Print the records below word for word, but leave out the pictures.
---+---
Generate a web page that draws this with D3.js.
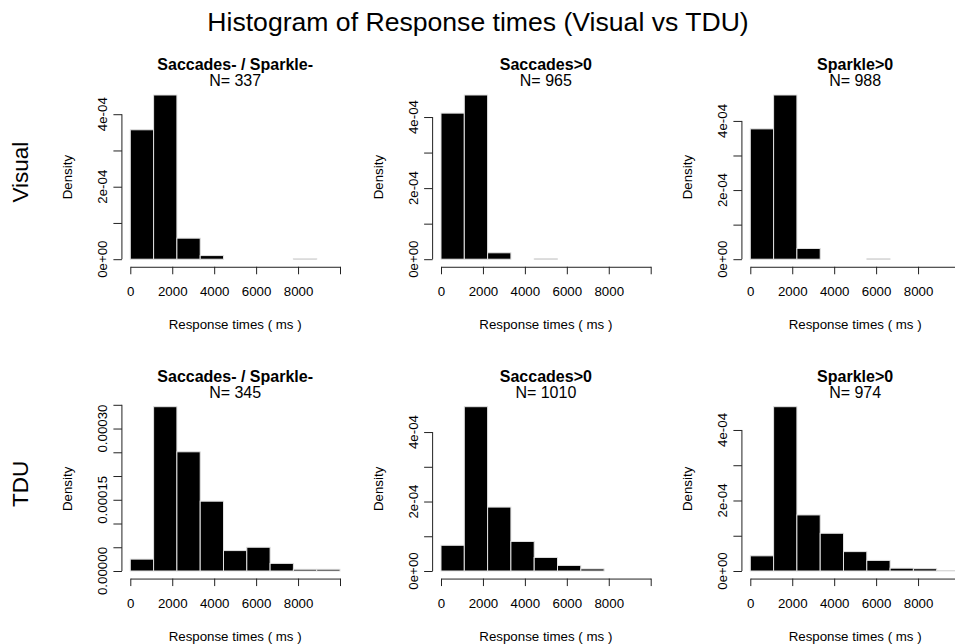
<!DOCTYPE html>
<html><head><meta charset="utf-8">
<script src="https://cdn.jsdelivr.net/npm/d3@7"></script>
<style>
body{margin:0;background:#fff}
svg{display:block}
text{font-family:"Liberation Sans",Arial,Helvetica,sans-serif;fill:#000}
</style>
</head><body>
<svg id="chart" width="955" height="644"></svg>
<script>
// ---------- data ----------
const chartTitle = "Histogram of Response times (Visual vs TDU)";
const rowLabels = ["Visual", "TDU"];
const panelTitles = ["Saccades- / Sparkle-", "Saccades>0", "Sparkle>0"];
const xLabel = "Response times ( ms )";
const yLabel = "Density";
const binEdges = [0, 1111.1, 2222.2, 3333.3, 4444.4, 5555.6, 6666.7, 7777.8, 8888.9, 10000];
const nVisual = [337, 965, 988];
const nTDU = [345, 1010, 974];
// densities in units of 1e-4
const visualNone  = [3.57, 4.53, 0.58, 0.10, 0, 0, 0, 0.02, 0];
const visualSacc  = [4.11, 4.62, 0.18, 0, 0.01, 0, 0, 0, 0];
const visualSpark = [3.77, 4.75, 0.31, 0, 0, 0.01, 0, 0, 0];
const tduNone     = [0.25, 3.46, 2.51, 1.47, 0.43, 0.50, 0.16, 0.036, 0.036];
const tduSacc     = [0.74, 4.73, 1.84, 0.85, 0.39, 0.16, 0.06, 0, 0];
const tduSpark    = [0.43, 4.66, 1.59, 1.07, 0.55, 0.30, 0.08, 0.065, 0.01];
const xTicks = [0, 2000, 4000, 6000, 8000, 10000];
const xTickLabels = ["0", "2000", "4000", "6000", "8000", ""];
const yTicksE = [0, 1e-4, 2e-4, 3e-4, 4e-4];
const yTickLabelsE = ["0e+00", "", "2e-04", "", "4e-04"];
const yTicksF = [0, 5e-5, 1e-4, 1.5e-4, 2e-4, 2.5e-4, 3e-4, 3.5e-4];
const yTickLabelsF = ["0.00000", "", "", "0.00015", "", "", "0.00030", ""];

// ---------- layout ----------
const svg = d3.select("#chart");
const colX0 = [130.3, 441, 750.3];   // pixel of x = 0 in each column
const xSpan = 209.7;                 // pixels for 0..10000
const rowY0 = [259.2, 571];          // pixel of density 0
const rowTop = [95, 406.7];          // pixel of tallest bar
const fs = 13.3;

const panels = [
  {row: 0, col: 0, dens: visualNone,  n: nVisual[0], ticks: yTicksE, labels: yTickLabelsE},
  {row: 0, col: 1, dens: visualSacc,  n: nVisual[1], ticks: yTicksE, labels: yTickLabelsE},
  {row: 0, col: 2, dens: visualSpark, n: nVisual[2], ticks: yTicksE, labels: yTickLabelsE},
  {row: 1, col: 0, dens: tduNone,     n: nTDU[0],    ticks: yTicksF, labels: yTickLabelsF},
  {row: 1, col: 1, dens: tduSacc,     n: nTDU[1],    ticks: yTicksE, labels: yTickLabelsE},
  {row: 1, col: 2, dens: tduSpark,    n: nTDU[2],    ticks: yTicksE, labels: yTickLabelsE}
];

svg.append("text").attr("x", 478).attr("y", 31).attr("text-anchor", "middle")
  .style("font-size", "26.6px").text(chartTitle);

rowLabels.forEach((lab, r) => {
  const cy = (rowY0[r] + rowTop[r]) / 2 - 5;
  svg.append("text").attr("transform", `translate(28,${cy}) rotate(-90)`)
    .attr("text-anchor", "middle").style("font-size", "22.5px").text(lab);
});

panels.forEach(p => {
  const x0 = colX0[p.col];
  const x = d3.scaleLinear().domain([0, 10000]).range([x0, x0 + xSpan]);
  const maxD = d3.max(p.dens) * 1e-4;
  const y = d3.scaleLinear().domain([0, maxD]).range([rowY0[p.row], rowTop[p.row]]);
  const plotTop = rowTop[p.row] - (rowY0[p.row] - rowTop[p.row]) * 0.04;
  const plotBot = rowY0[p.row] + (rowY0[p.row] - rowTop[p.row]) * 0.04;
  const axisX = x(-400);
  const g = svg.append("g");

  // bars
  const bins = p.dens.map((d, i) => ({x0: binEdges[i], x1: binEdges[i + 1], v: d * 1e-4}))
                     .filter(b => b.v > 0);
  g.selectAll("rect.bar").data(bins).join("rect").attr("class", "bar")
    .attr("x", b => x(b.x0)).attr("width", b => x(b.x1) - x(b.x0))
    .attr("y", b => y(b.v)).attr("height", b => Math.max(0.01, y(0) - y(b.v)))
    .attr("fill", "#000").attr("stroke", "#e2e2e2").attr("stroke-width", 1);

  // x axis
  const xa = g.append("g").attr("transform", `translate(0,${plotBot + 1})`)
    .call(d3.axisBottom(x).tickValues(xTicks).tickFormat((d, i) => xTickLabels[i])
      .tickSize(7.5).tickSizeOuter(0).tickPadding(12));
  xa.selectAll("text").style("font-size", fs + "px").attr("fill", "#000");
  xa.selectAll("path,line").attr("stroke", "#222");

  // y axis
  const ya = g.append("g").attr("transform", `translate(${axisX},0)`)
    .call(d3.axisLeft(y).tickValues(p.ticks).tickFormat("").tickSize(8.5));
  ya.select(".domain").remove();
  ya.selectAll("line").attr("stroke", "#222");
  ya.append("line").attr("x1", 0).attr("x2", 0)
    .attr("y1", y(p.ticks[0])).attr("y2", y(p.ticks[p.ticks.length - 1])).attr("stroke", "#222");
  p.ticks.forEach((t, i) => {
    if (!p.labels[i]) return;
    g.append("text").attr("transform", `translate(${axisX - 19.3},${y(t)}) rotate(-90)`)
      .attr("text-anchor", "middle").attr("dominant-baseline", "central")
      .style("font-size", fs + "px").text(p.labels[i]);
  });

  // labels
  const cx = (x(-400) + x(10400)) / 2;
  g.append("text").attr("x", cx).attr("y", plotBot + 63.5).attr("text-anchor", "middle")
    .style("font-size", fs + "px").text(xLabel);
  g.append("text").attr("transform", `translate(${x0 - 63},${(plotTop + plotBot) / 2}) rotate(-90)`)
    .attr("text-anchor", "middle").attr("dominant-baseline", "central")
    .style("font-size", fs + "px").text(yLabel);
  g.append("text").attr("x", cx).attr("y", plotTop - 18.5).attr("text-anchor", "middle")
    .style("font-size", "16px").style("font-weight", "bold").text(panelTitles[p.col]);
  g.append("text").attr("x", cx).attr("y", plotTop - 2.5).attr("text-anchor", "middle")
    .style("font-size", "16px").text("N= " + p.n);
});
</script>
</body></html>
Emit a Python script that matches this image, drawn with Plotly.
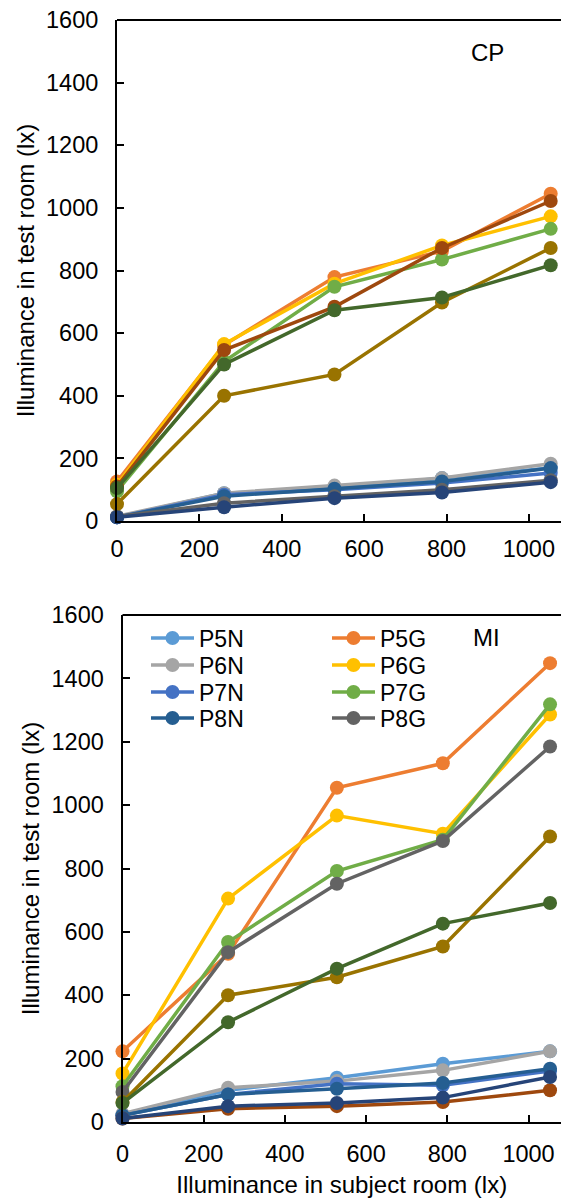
---+---
Solution for this problem ->
Generate a web page that draws this with D3.js.
<!DOCTYPE html>
<html><head><meta charset="utf-8">
<script src="https://cdn.jsdelivr.net/npm/d3@7"></script>
<style>
body{margin:0;background:#fff}
svg{display:block}
text{font-family:"Liberation Sans",Arial,Helvetica,sans-serif;fill:#000}
</style>
</head><body>
<svg id="chart" width="955" height="644"></svg>
<script>
// ---------- data ----------
const chartTitle = "Histogram of Response times (Visual vs TDU)";
const rowLabels = ["Visual", "TDU"];
const panelTitles = ["Saccades- / Sparkle-", "Saccades>0", "Sparkle>0"];
const xLabel = "Response times ( ms )";
const yLabel = "Density";
const binEdges = [0, 1111.1, 2222.2, 3333.3, 4444.4, 5555.6, 6666.7, 7777.8, 8888.9, 10000];
const nVisual = [337, 965, 988];
const nTDU = [345, 1010, 974];
// densities in units of 1e-4
const visualNone  = [3.57, 4.53, 0.58, 0.10, 0, 0, 0, 0.02, 0];
const visualSacc  = [4.11, 4.62, 0.18, 0, 0.01, 0, 0, 0, 0];
const visualSpark = [3.77, 4.75, 0.31, 0, 0, 0.01, 0, 0, 0];
const tduNone     = [0.25, 3.46, 2.51, 1.47, 0.43, 0.50, 0.16, 0.036, 0.036];
const tduSacc     = [0.74, 4.73, 1.84, 0.85, 0.39, 0.16, 0.06, 0, 0];
const tduSpark    = [0.43, 4.66, 1.59, 1.07, 0.55, 0.30, 0.08, 0.065, 0.01];
const xTicks = [0, 2000, 4000, 6000, 8000, 10000];
const xTickLabels = ["0", "2000", "4000", "6000", "8000", ""];
const yTicksE = [0, 1e-4, 2e-4, 3e-4, 4e-4];
const yTickLabelsE = ["0e+00", "", "2e-04", "", "4e-04"];
const yTicksF = [0, 5e-5, 1e-4, 1.5e-4, 2e-4, 2.5e-4, 3e-4, 3.5e-4];
const yTickLabelsF = ["0.00000", "", "", "0.00015", "", "", "0.00030", ""];

// ---------- layout ----------
const svg = d3.select("#chart");
const colX0 = [130.3, 441, 750.3];   // pixel of x = 0 in each column
const xSpan = 209.7;                 // pixels for 0..10000
const rowY0 = [259.2, 571];          // pixel of density 0
const rowTop = [95, 406.7];          // pixel of tallest bar
const fs = 13.3;

const panels = [
  {row: 0, col: 0, dens: visualNone,  n: nVisual[0], ticks: yTicksE, labels: yTickLabelsE},
  {row: 0, col: 1, dens: visualSacc,  n: nVisual[1], ticks: yTicksE, labels: yTickLabelsE},
  {row: 0, col: 2, dens: visualSpark, n: nVisual[2], ticks: yTicksE, labels: yTickLabelsE},
  {row: 1, col: 0, dens: tduNone,     n: nTDU[0],    ticks: yTicksF, labels: yTickLabelsF},
  {row: 1, col: 1, dens: tduSacc,     n: nTDU[1],    ticks: yTicksE, labels: yTickLabelsE},
  {row: 1, col: 2, dens: tduSpark,    n: nTDU[2],    ticks: yTicksE, labels: yTickLabelsE}
];

svg.append("text").attr("x", 478).attr("y", 31).attr("text-anchor", "middle")
  .style("font-size", "26.6px").text(chartTitle);

rowLabels.forEach((lab, r) => {
  const cy = (rowY0[r] + rowTop[r]) / 2 - 5;
  svg.append("text").attr("transform", `translate(28,${cy}) rotate(-90)`)
    .attr("text-anchor", "middle").style("font-size", "22.5px").text(lab);
});

panels.forEach(p => {
  const x0 = colX0[p.col];
  const x = d3.scaleLinear().domain([0, 10000]).range([x0, x0 + xSpan]);
  const maxD = d3.max(p.dens) * 1e-4;
  const y = d3.scaleLinear().domain([0, maxD]).range([rowY0[p.row], rowTop[p.row]]);
  const plotTop = rowTop[p.row] - (rowY0[p.row] - rowTop[p.row]) * 0.04;
  const plotBot = rowY0[p.row] + (rowY0[p.row] - rowTop[p.row]) * 0.04;
  const axisX = x(-400);
  const g = svg.append("g");

  // bars
  const bins = p.dens.map((d, i) => ({x0: binEdges[i], x1: binEdges[i + 1], v: d * 1e-4}))
                     .filter(b => b.v > 0);
  g.selectAll("rect.bar").data(bins).join("rect").attr("class", "bar")
    .attr("x", b => x(b.x0)).attr("width", b => x(b.x1) - x(b.x0))
    .attr("y", b => y(b.v)).attr("height", b => Math.max(0.01, y(0) - y(b.v)))
    .attr("fill", "#000").attr("stroke", "#e2e2e2").attr("stroke-width", 1);

  // x axis
  const xa = g.append("g").attr("transform", `translate(0,${plotBot + 1})`)
    .call(d3.axisBottom(x).tickValues(xTicks).tickFormat((d, i) => xTickLabels[i])
      .tickSize(7.5).tickSizeOuter(0).tickPadding(12));
  xa.selectAll("text").style("font-size", fs + "px").attr("fill", "#000");
  xa.selectAll("path,line").attr("stroke", "#222");

  // y axis
  const ya = g.append("g").attr("transform", `translate(${axisX},0)`)
    .call(d3.axisLeft(y).tickValues(p.ticks).tickFormat("").tickSize(8.5));
  ya.select(".domain").remove();
  ya.selectAll("line").attr("stroke", "#222");
  ya.append("line").attr("x1", 0).attr("x2", 0)
    .attr("y1", y(p.ticks[0])).attr("y2", y(p.ticks[p.ticks.length - 1])).attr("stroke", "#222");
  p.ticks.forEach((t, i) => {
    if (!p.labels[i]) return;
    g.append("text").attr("transform", `translate(${axisX - 19.3},${y(t)}) rotate(-90)`)
      .attr("text-anchor", "middle").attr("dominant-baseline", "central")
      .style("font-size", fs + "px").text(p.labels[i]);
  });

  // labels
  const cx = (x(-400) + x(10400)) / 2;
  g.append("text").attr("x", cx).attr("y", plotBot + 63.5).attr("text-anchor", "middle")
    .style("font-size", fs + "px").text(xLabel);
  g.append("text").attr("transform", `translate(${x0 - 63},${(plotTop + plotBot) / 2}) rotate(-90)`)
    .attr("text-anchor", "middle").attr("dominant-baseline", "central")
    .style("font-size", fs + "px").text(yLabel);
  g.append("text").attr("x", cx).attr("y", plotTop - 18.5).attr("text-anchor", "middle")
    .style("font-size", "16px").style("font-weight", "bold").text(panelTitles[p.col]);
  g.append("text").attr("x", cx).attr("y", plotTop - 2.5).attr("text-anchor", "middle")
    .style("font-size", "16px").text("N= " + p.n);
});
</script>
</body></html>
Emit a Python script that matches this image, drawn with Plotly.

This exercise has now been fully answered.